TASK BRIEF: Search the material for the word "this" and copy each line that holds it.

RECORDS SUPPLIED:
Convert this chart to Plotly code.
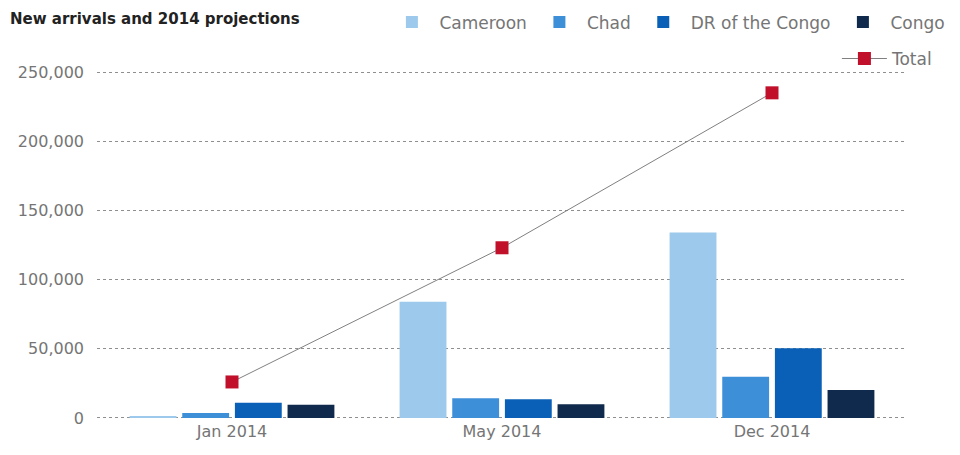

* * *

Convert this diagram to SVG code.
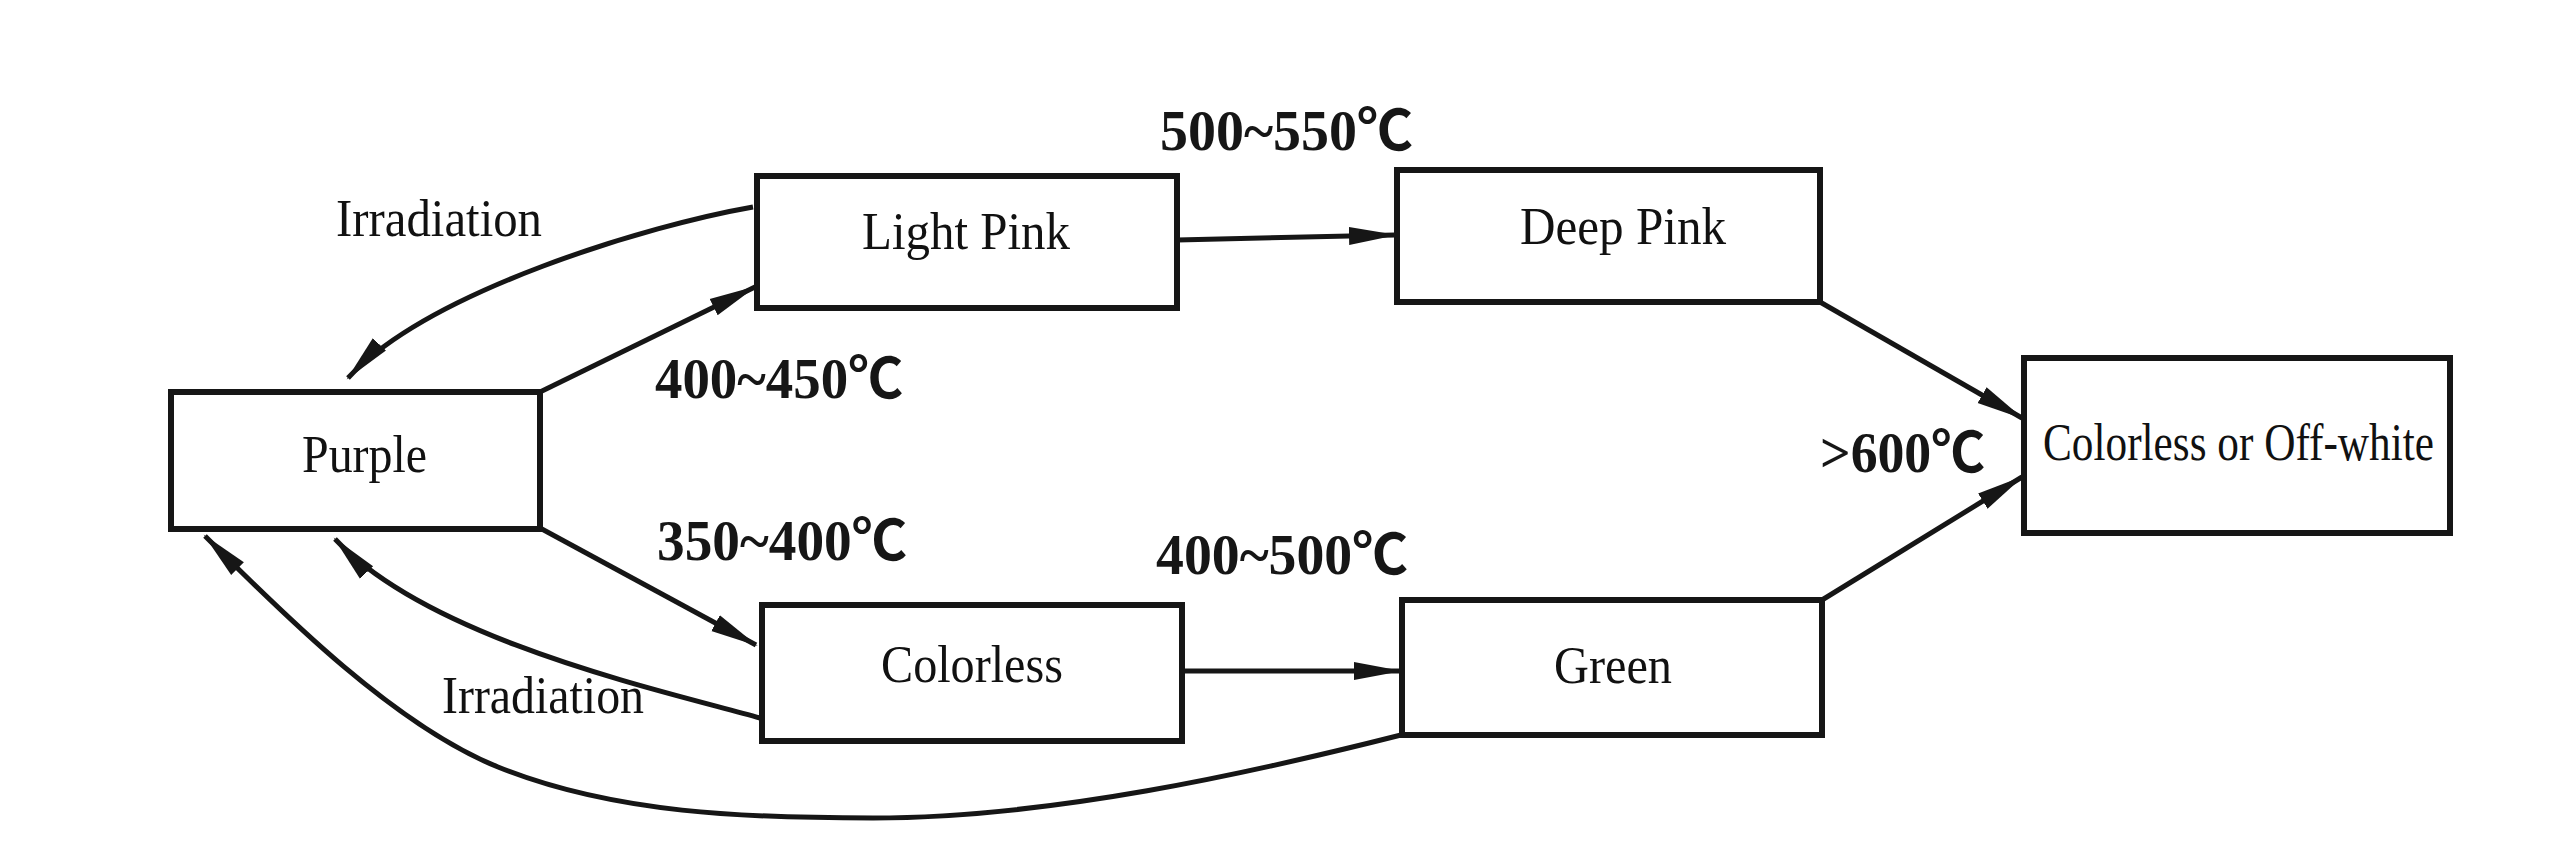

---

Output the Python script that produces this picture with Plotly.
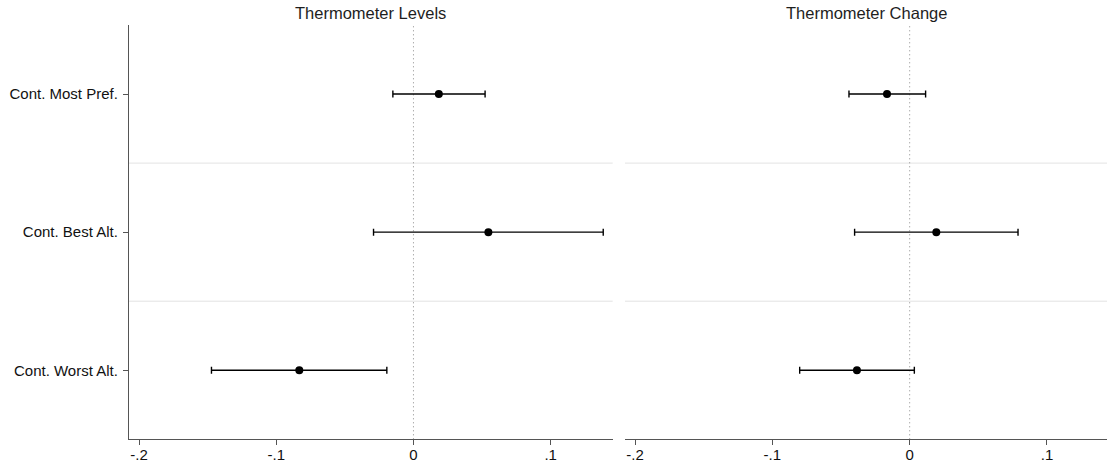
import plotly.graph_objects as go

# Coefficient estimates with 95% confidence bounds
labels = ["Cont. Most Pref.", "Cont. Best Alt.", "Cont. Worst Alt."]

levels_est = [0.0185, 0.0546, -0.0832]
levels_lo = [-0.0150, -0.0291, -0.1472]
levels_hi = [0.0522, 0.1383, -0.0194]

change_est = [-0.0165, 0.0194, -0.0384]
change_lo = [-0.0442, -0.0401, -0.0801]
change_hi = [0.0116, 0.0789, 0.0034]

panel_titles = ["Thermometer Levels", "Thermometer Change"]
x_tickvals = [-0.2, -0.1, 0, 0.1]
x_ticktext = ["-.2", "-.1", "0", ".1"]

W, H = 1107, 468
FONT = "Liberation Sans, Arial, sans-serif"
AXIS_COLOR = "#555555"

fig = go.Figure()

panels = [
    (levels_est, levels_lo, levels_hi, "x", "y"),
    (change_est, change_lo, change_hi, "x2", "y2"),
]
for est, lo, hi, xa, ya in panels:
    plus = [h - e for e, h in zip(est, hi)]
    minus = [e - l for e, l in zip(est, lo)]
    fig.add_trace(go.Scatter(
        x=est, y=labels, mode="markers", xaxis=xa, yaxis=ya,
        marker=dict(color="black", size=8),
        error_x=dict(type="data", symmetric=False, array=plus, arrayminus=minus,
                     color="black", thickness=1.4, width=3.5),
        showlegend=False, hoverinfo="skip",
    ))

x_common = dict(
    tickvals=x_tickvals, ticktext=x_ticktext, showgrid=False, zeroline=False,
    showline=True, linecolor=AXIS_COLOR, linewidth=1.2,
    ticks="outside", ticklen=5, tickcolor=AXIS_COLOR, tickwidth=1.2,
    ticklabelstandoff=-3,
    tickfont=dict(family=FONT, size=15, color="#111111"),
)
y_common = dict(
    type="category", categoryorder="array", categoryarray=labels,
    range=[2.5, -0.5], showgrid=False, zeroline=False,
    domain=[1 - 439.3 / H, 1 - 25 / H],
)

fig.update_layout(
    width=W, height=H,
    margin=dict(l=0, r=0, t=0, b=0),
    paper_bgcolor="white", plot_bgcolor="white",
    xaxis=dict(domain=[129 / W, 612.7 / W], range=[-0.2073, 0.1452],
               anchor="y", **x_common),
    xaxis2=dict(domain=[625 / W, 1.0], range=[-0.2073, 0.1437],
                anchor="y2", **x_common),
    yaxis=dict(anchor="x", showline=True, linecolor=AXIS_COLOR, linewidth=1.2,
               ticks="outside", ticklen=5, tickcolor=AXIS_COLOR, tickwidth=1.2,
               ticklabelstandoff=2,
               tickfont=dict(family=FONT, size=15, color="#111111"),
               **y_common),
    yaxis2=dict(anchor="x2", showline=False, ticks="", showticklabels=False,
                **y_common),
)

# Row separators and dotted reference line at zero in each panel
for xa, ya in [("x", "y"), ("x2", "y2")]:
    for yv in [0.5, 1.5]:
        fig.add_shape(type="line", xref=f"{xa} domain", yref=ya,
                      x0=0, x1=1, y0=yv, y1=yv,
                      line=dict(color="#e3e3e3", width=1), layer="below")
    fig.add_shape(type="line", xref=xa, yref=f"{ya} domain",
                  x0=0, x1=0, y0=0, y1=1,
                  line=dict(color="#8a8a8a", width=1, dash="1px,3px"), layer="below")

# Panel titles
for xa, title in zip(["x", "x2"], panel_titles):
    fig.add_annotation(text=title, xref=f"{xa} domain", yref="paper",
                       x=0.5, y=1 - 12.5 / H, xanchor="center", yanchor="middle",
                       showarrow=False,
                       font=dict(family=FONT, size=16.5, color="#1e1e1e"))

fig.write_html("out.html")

WRITTEN RESPONSE:
Convert this chart to Plotly code.
Convert this diagram to SVG code.
Output the Python script that produces this picture with Plotly.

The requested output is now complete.